Read in an OGLE-II photometry map file and output the data.

Returns a 6-tuple with each element an array:

0 – RA. Strings of Right Ascension values. 1 – DEC. Strings of Declination values 2 – x_ref. OGLE x-coordinate, pixels 3 – y_ref. OGLE y-coordinate, pixels 4 – v_mag. OGLE V magnitude 5 – i_mag. OGLE I magnitude

If you like, use HMS and DMS to convert the RA and DEC values returned.

phot.sens(texp, mag, lin=380000.0, tdead=15.0, rn=8.0, csky=12.0, zp=22.8, z=1.0, h=1280.0, d=1.0)

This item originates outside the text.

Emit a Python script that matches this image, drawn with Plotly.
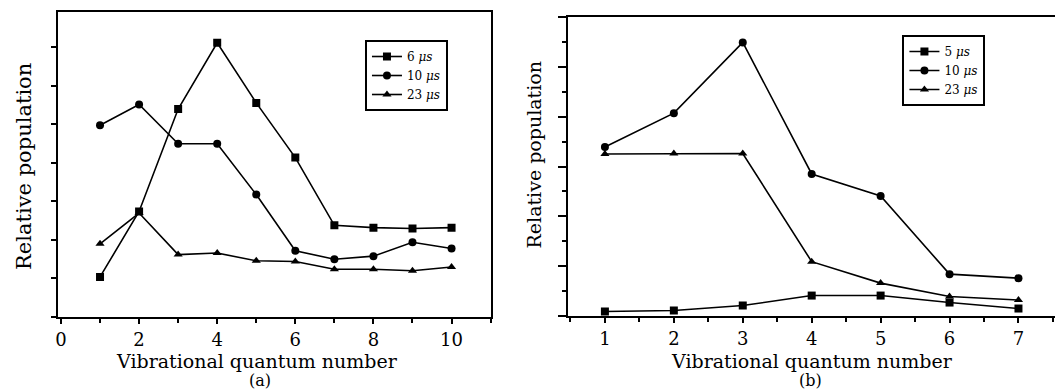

Calculate sensitiviy for various exposure times.

texp – 1D array of times mag – target magnitude npix – number of pixels read out

lin – linearity limit of the detector (ADU) tdead – detector dead time (reset + readout) between integrations rn – read noise, in ADU csky – sky background per second, in ADU zp – photometric zero point (magnitude for 1 ADU/sec) z – airmass h – observatory altitude, in meters d – telescope mirror diameter, in meters

TBD: Flat-field noise!

For now, I impose an artificial floor to the number of pixels needed – it won’t spread it out over less than 8.

phot.snr(mag=20, itime=1.0, read=24.5, sky=8.43, npix=24.0, zero=26.44, dark=0.0)

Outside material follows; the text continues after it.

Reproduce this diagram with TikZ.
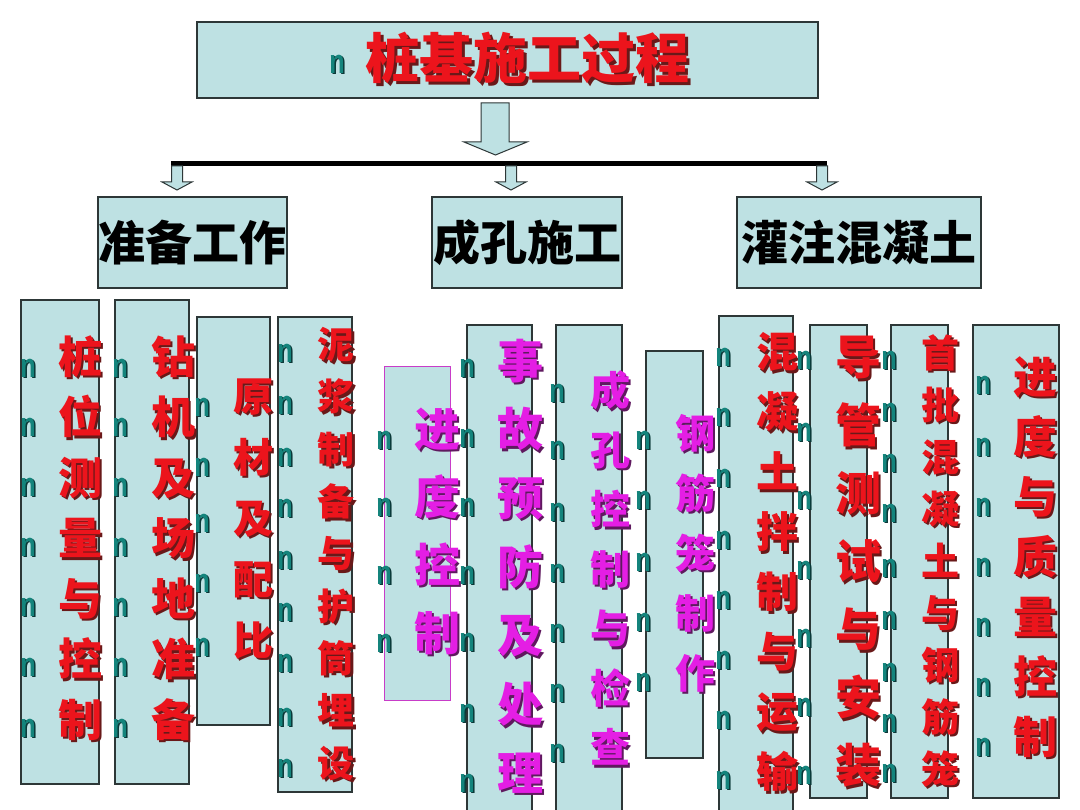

Calculate SNR of a photometric CCD observation of given parameters.

The default keyword parameters are for the CTIO Blanco MOSAIC imager, operating in V band.

phot.subreg(fn, center=None, dim=None, verbose=False)

Load a subsection of a list of 2D FITS files.

INPUTS:

fn – (str) filename or (list) list of filenames to load center – (2-tuple) (x0,y0) center of region to load. dim – (2-tuple) (dx,dy) sizes of region to load.

OUTPUT:

region – (array) (N x dx x dy)-sized stack of subregions

NOTE: center can also be a list of tuples (1 per file), but dim cannot.

phot.subreg2(fn, center=None, dim=None, verbose=False)

Load a subsection of a list of 2D FITS files.

INPUTS:

fn – str, list of str, or 2- or 3D Numpy array.

1. filename to load, OR
2. list of filenames to load, OR
3. Numpy array of data, already loaded.

center – (2-tuple) (x0,y0) center of region to load.

dim – (2-tuple) (dx,dy) sizes of region to load.

OUTPUT:

region – (array)

(N x dx x dy)-sized stack of subregions. Note that this will always be 3D!

NOTE: center can also be a list of tuples (1 per file), but dim cannot.